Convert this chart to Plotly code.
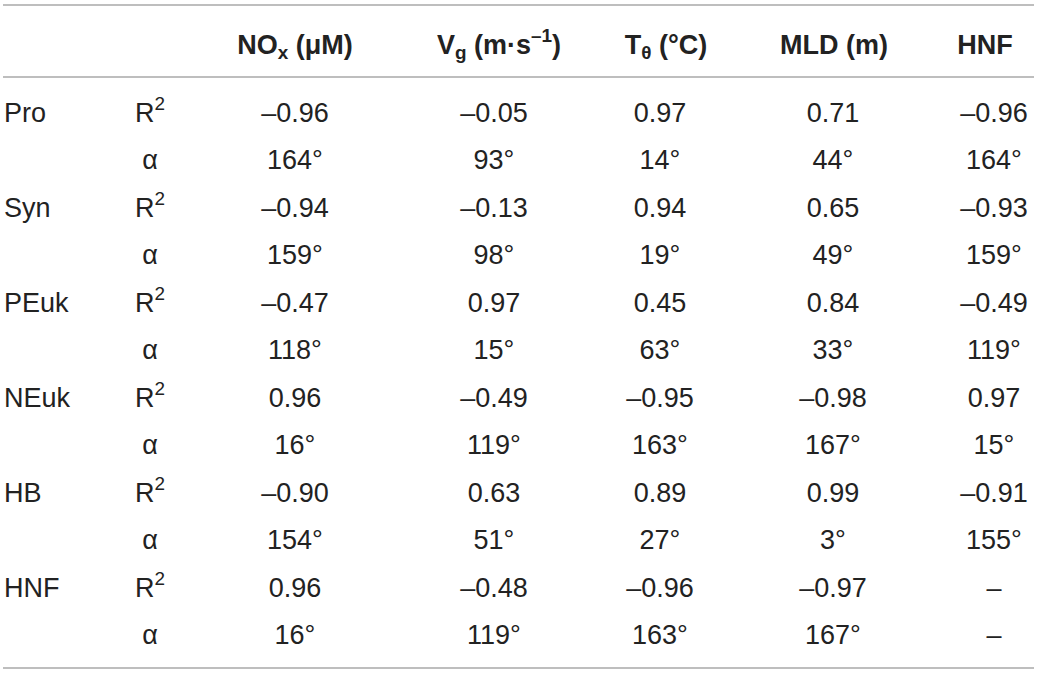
import plotly.graph_objects as go

# table content
columns = ["NO<sub>x</sub> (μM)", "V<sub>g</sub> (m·s<sup>–1</sup>)",
           "T<sub>θ</sub> (°C)", "MLD (m)", "HNF"]
groups = ["Pro", "Syn", "PEuk", "NEuk", "HB", "HNF"]
stats = ["R<sup>2</sup>", "α"]

r2 = [
    ["–0.96", "–0.05", "0.97", "0.71", "–0.96"],
    ["–0.94", "–0.13", "0.94", "0.65", "–0.93"],
    ["–0.47", "0.97", "0.45", "0.84", "–0.49"],
    ["0.96", "–0.49", "–0.95", "–0.98", "0.97"],
    ["–0.90", "0.63", "0.89", "0.99", "–0.91"],
    ["0.96", "–0.48", "–0.96", "–0.97", "–"],
]
alpha = [
    ["164°", "93°", "14°", "44°", "164°"],
    ["159°", "98°", "19°", "49°", "159°"],
    ["118°", "15°", "63°", "33°", "119°"],
    ["16°", "119°", "163°", "167°", "15°"],
    ["154°", "51°", "27°", "3°", "155°"],
    ["16°", "119°", "163°", "167°", "–"],
]

# layout (pixel coordinates on a 1039x674 canvas)
W, H = 1039, 674
col_x = [295, 494, 660, 833, 994]
head_x = [295, 499, 666, 834, 985]
group_x = 4
stat_x = 150
head_y = 47
row0_y = 115
row_step = 47.5
font = "Liberation Sans"
fsize = 27
ink = "#222222"

fig = go.Figure()

# header
fig.add_trace(go.Scatter(
    x=head_x, y=[head_y] * len(columns), mode="text",
    text=["<b>" + c + "</b>" for c in columns],
    textposition="middle center",
    textfont=dict(family=font, size=fsize, color=ink),
    hoverinfo="skip", showlegend=False))

gx, gy, gt = [], [], []
sx, sy, st = [], [], []
vx, vy, vt = [], [], []
for i, g in enumerate(groups):
    for j, s in enumerate(stats):
        y = row0_y + row_step * (2 * i + j)
        if j == 0:
            gx.append(group_x); gy.append(y); gt.append(g)
        sx.append(stat_x); sy.append(y); st.append(s)
        vals = r2[i] if j == 0 else alpha[i]
        for k, v in enumerate(vals):
            vx.append(col_x[k]); vy.append(y); vt.append(v)

fig.add_trace(go.Scatter(
    x=gx, y=gy, mode="text", text=gt, textposition="middle right",
    textfont=dict(family=font, size=fsize, color=ink),
    hoverinfo="skip", showlegend=False))
fig.add_trace(go.Scatter(
    x=sx, y=sy, mode="text", text=st, textposition="middle center",
    textfont=dict(family=font, size=fsize, color=ink),
    hoverinfo="skip", showlegend=False))
fig.add_trace(go.Scatter(
    x=vx, y=vy, mode="text", text=vt, textposition="middle center",
    textfont=dict(family=font, size=fsize, color=ink),
    hoverinfo="skip", showlegend=False))

# rules
for y in [5, 77, 668]:
    fig.add_shape(type="line", x0=3, x1=1034, y0=y, y1=y,
                  xref="x", yref="y", line=dict(color="#a8a8a8", width=1.5))

fig.update_xaxes(range=[0, W], visible=False, fixedrange=True)
fig.update_yaxes(range=[H, 0], visible=False, fixedrange=True)
fig.update_layout(
    width=W, height=H,
    margin=dict(l=0, r=0, t=0, b=0),
    paper_bgcolor="white", plot_bgcolor="white",
)

fig.write_html("out.html", config={"displayModeBar": False},
               post_script="document.body.style.margin='0';")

──────────────────────────────

- Problem to work on -
Go from the first line of the data above to the line containing "vx.append(col_x[k]); vy.append(y); vt.append(v)" and retype exactly those lines, both included, but none of the pictures.

- The answer -
Convert this chart to Plotly code.
import plotly.graph_objects as go

# table content
columns = ["NO<sub>x</sub> (μM)", "V<sub>g</sub> (m·s<sup>–1</sup>)",
           "T<sub>θ</sub> (°C)", "MLD (m)", "HNF"]
groups = ["Pro", "Syn", "PEuk", "NEuk", "HB", "HNF"]
stats = ["R<sup>2</sup>", "α"]

r2 = [
    ["–0.96", "–0.05", "0.97", "0.71", "–0.96"],
    ["–0.94", "–0.13", "0.94", "0.65", "–0.93"],
    ["–0.47", "0.97", "0.45", "0.84", "–0.49"],
    ["0.96", "–0.49", "–0.95", "–0.98", "0.97"],
    ["–0.90", "0.63", "0.89", "0.99", "–0.91"],
    ["0.96", "–0.48", "–0.96", "–0.97", "–"],
]
alpha = [
    ["164°", "93°", "14°", "44°", "164°"],
    ["159°", "98°", "19°", "49°", "159°"],
    ["118°", "15°", "63°", "33°", "119°"],
    ["16°", "119°", "163°", "167°", "15°"],
    ["154°", "51°", "27°", "3°", "155°"],
    ["16°", "119°", "163°", "167°", "–"],
]

# layout (pixel coordinates on a 1039x674 canvas)
W, H = 1039, 674
col_x = [295, 494, 660, 833, 994]
head_x = [295, 499, 666, 834, 985]
group_x = 4
stat_x = 150
head_y = 47
row0_y = 115
row_step = 47.5
font = "Liberation Sans"
fsize = 27
ink = "#222222"

fig = go.Figure()

# header
fig.add_trace(go.Scatter(
    x=head_x, y=[head_y] * len(columns), mode="text",
    text=["<b>" + c + "</b>" for c in columns],
    textposition="middle center",
    textfont=dict(family=font, size=fsize, color=ink),
    hoverinfo="skip", showlegend=False))

gx, gy, gt = [], [], []
sx, sy, st = [], [], []
vx, vy, vt = [], [], []
for i, g in enumerate(groups):
    for j, s in enumerate(stats):
        y = row0_y + row_step * (2 * i + j)
        if j == 0:
            gx.append(group_x); gy.append(y); gt.append(g)
        sx.append(stat_x); sy.append(y); st.append(s)
        vals = r2[i] if j == 0 else alpha[i]
        for k, v in enumerate(vals):
            vx.append(col_x[k]); vy.append(y); vt.append(v)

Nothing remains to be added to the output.